We went down a lot of different paths in our Lectionary group this morning. There are many obvious sermons available in this text. There are also subtle lines which could be preached alone; the Mary and Martha connection or doubting Thomas' blind faith unto death to name a few. But what struck me in our conversation was the depth of Jesus' emotion in this story.
Most of the time, and our translations help us with this, we read this portion of the raising of Lazarus with a very human Jesus in mind. He is so upset by the grief of Mary and Martha, as well as dealing with his own grief that he has nothing left in him but tears. This interpretation has a rich past, and has a lot to teach us about Jesus as fully God (that he could bring Lazarus back from the dead) and fully man (that he wept at his grave), though there is another avenue that I'd like to pursue.

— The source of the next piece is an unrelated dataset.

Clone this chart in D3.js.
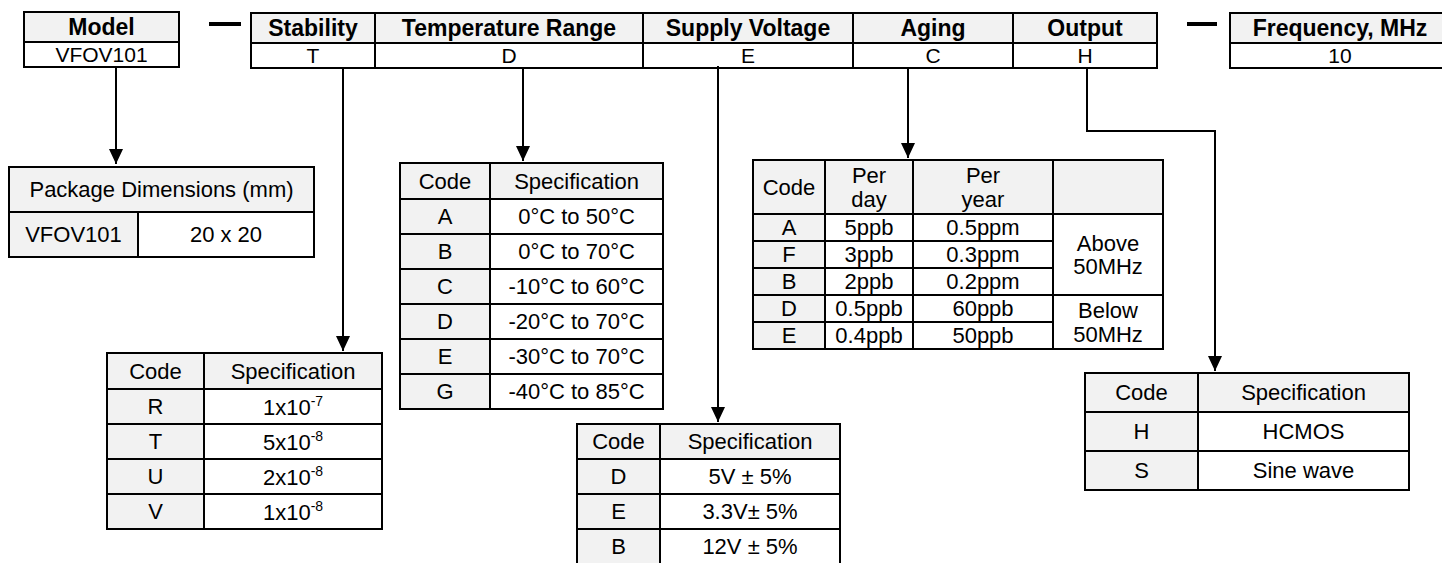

We talked today about the commentators who read in the Greek a level of anger and frustration in Jesus' troubled spirit. From there we spring-boarded off into a great discussion of what is going on in the mind of Jesus in that moment. I go back and forth in my thinking about how much Jesus knew about the trajectory of his life on this earth. Did he know the day and the hour of his death? Or was he perhaps only able to know the signposts as he arrived at them, sorta like de ja vu moments? If we assume the latter, it seems to me that in this moment, as Jesus' spirit becomes greatly troubled, as he is deeply moved; he has figured out the signpost. In this climactic sign and wonder in John's gospel it is seems to become clear to Jesus that the end is near. He now knows that the next stop is Jerusalem - the cross - the grave - and the resurrection.
Jesus began to weep. Not over the loss of a friend, he's about to bring him back to life, but over the realization that it is going to have to come to what he had long feared. Over and over and over again, through individuals, the nation of Israel, the prophets, elders, kings, and other nations God had tried to call his people back to him. And time and time again they would not listen. Even in the course of Jesus' life he tried over and over to show people the Kingdom life while he was still with them, but they too could not understand. And so in this moment it becomes clear to Jesus, he must die at the hands of Rome. He has to be the one to rise from the dead for it to make sense to God's people. And he begins to weep.
The heartache, the raw emotion, the frustration. It is all right on his sleeve. This is, in John's Gospel, is one of the highest moments. In the raising of Lazarus from the dead the last straw has been broken. It is, as they say, all downhill from here until the final raising of Jesus in glory upon the cross. All tied up in the tears that flow.